Presented at the David Brower Center in partnership with Empire Logistics

Monday, November 30
7 pm
Free

How do products move through our spaces, and why does it matter? This evening program will explore the global supply chain and the Bay Area’s position as a key technology hub — or “supernode” — that powerfully shapes how goods are produced, circulated, and consumed throughout the world. Empire Logistics will showcase new mapping and diagramming tools, and offer a closer understanding of local and global supply chains for artists, activists, researchers and consumers themselves. Panelists will include Peter Olney, former Director of Organizing for the International Longshore and Warehouse Union (ILWU), Charmaine Chua, political ethnographer of container shipping across the trans-pacific passage, and Jasper Bernes, poet and essayist.


 

Jasper Bernes received his PhD from the Department of English at UC Berkeley in 2012. He is currently completing a book manuscript, Poetry in the Age of Deindustrialization, about the role poetry plays in the postindustrial restructuring of labor. Excerpts from this project have been published in or are forthcoming from MLQ and Critical Inquiry. He is also the author of two books of poetry, We Are Nothing and So Can You (2015), and Starsdown (2007). Other essays, articles, and reviews can be found in the Los Angles Review of Books, Endnotes, Radical Philosophy, Viewpoint, The New Inquiry, and elsewhere. He teaches in the English Department at Stanford University.

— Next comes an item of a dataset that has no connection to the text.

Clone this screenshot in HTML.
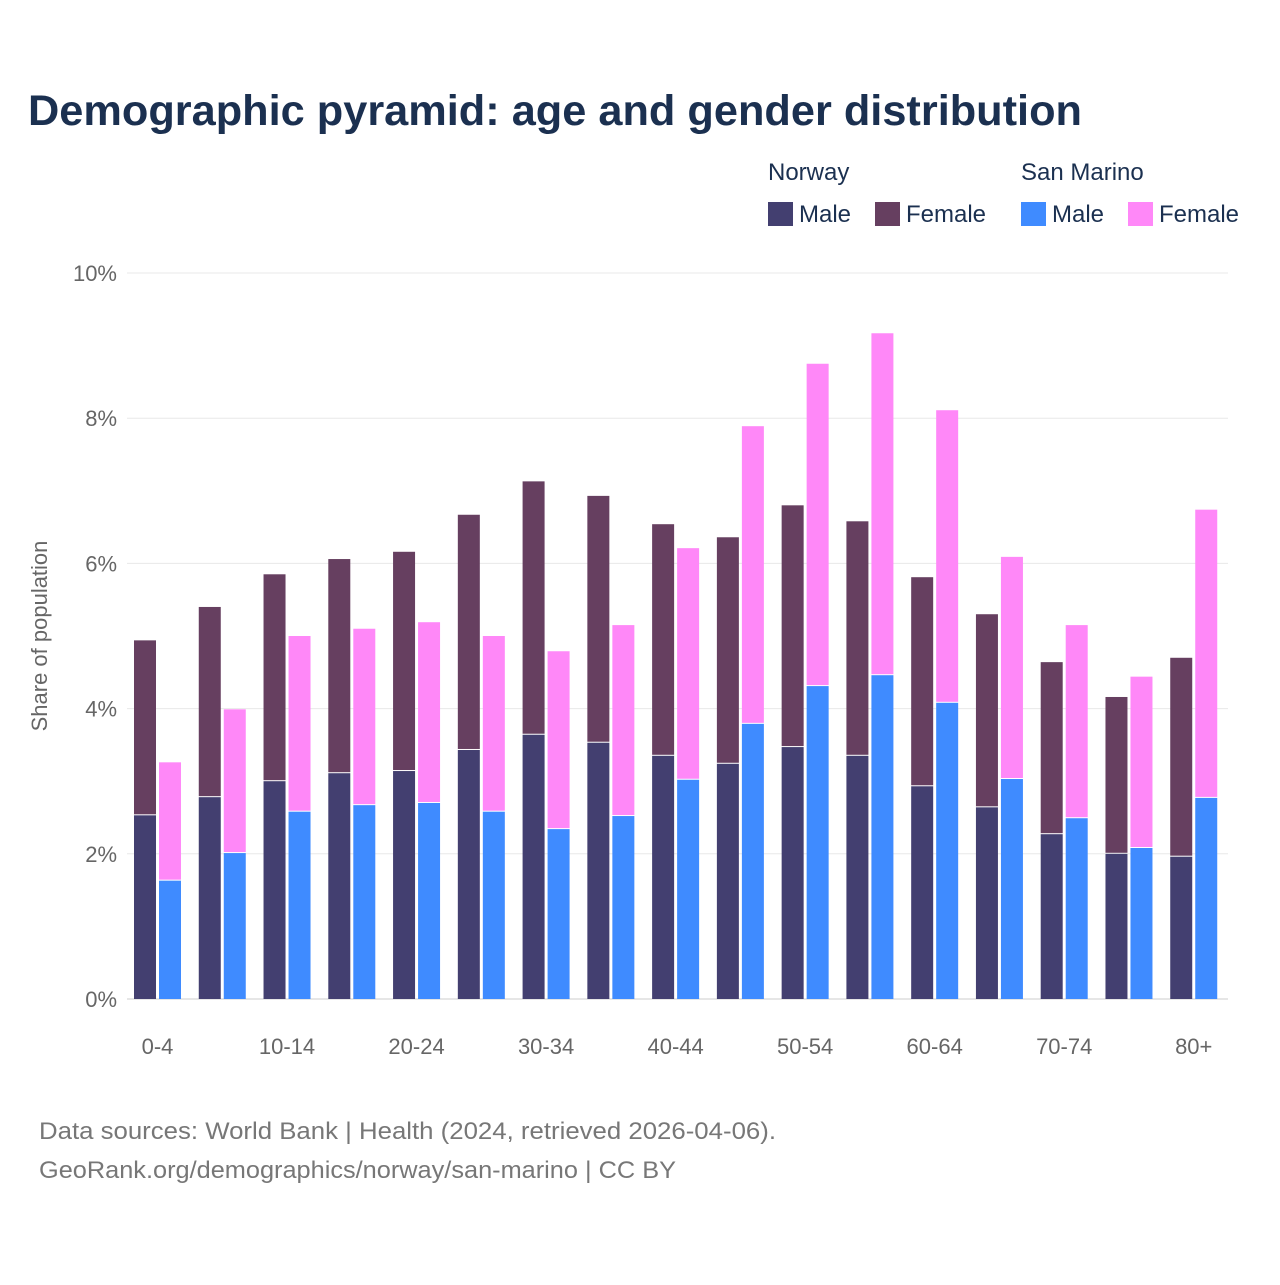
<!DOCTYPE html>
<html><head><meta charset="utf-8"><style>
body{margin:0;background:#fff;width:1280px;height:1280px;overflow:hidden;font-family:"Liberation Sans",sans-serif}
</style></head><body>
<svg id="chart" width="1280" height="1280" xmlns="http://www.w3.org/2000/svg" font-family="Liberation Sans, sans-serif">
<text x="28" y="125" font-size="43" font-weight="bold" fill="#1b3050" textLength="1054" lengthAdjust="spacingAndGlyphs">Demographic pyramid: age and gender distribution</text>
<g font-size="24" fill="#1b3050">
<text x="768" y="180">Norway</text>
<text x="1021" y="180">San Marino</text>
<rect x="768" y="202" width="25" height="24" fill="#433f70"/>
<text x="799" y="222">Male</text>
<rect x="875" y="202" width="25" height="24" fill="#663f60"/>
<text x="906" y="222">Female</text>
<rect x="1021" y="202" width="25" height="24" fill="#3f8bff"/>
<text x="1052" y="222">Male</text>
<rect x="1128" y="202" width="25" height="24" fill="#ff88f8"/>
<text x="1159" y="222">Female</text>
</g>
<text transform="translate(51,636) rotate(-90)" text-anchor="middle" font-size="22" fill="#666" dx="0" dy="0" x="0" y="-4">Share of population</text>
<g id="grid"></g><g id="bars"></g><g id="xlabels"></g>
<text x="39" y="1139" font-size="24" fill="#777" textLength="737" lengthAdjust="spacingAndGlyphs">Data sources: World Bank | Health (2024, retrieved 2026-04-06).</text>
<text x="39" y="1178" font-size="24" fill="#777" textLength="637" lengthAdjust="spacingAndGlyphs">GeoRank.org/demographics/norway/san-marino | CC BY</text>
</svg>
<script>
const categories=["0-4","5-9","10-14","15-19","20-24","25-29","30-34","35-39","40-44","45-49","50-54","55-59","60-64","65-69","70-74","75-79","80+"];
const norwayMale=[2.53,2.78,3.00,3.11,3.14,3.43,3.64,3.53,3.35,3.24,3.47,3.35,2.93,2.64,2.27,2.00,1.96];
const norwayFemale=[2.41,2.62,2.85,2.95,3.02,3.24,3.49,3.40,3.19,3.12,3.33,3.23,2.88,2.66,2.37,2.16,2.74];
const smMale=[1.63,2.01,2.58,2.67,2.70,2.58,2.34,2.52,3.02,3.79,4.31,4.46,4.08,3.03,2.49,2.08,2.77];
const smFemale=[1.63,1.98,2.42,2.43,2.49,2.42,2.45,2.63,3.19,4.10,4.44,4.71,4.03,3.06,2.66,2.36,3.97];
const yTicks=[0,2,4,6,8,10];
const NS="http://www.w3.org/2000/svg";
const X0=127,X1=1228,Y0=999,PX=72.6;
const gw=(X1-X0)/categories.length;
const y=v=>Y0-v*PX;
function mk(t,a,p){const e=document.createElementNS(NS,t);for(const k in a)e.setAttribute(k,a[k]);p.appendChild(e);return e;}
const grid=document.getElementById('grid');
yTicks.forEach(t=>{
 const l=mk('line',{x1:X0,x2:X1,y1:y(t),y2:y(t),stroke:t===0?'#ccc':'#e8e8e8','stroke-width':1},grid);
 
 
 const tx=mk('text',{x:117,y:y(t)+8,'text-anchor':'end','font-size':22,fill:'#666'},grid);
 tx.textContent=t+'%';
 
 
});
const bars=document.getElementById('bars'),xl=document.getElementById('xlabels');
categories.forEach((c,i)=>{
 const gx=X0+i*gw+7;
 [[gx,norwayMale[i],norwayFemale[i],'#433f70','#663f60','norway'],[gx+25,smMale[i],smFemale[i],'#3f8bff','#ff88f8','san-marino']].forEach(([bx,m,f,cm,cf,n])=>{
  const r1=mk('rect',{x:bx,y:y(m),width:22,height:m*PX,fill:cm},bars);
  
  
  const r2=mk('rect',{x:bx,y:y(m+f),width:22,height:f*PX-1,fill:cf},bars);
  
  
 });
 if(i%2===0){
  const t=mk('text',{x:gx+23.5,y:1054,'text-anchor':'middle','font-size':22,fill:'#666'},xl);
  t.textContent=c;
  
  
 }
});
</script>
</body></html>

Charmaine Chua is a Ph.D. Candidate in Political Science at the University of Minnesota. Her current dissertation project is a political ethnography of container shipping across the trans-pacific passage, which examines the embodied politics of inhabiting, laboring in, and disrupting the logistics supply chain. She recently worked and lived on board a container ship for six weeks, crossing the Pacific Ocean from LA to Taipei.

Peter Olney is the retired Director of Organizing for the International Longshore and Warehouse Union (ILWU). Olney has been part of the labor movement for over 40 years. He has worked for numerous labor unions as an organizer and negotiator. Since coming to California in 1983 he has focused his work on building organization in the immigrant working class. From 2001 until 2004 Olney was the Associate Director of the University of California’s Institute for Labor and Employment (ILE). Olney has a Masters in Business Administration from UCLA. He resides in San Francisco, California.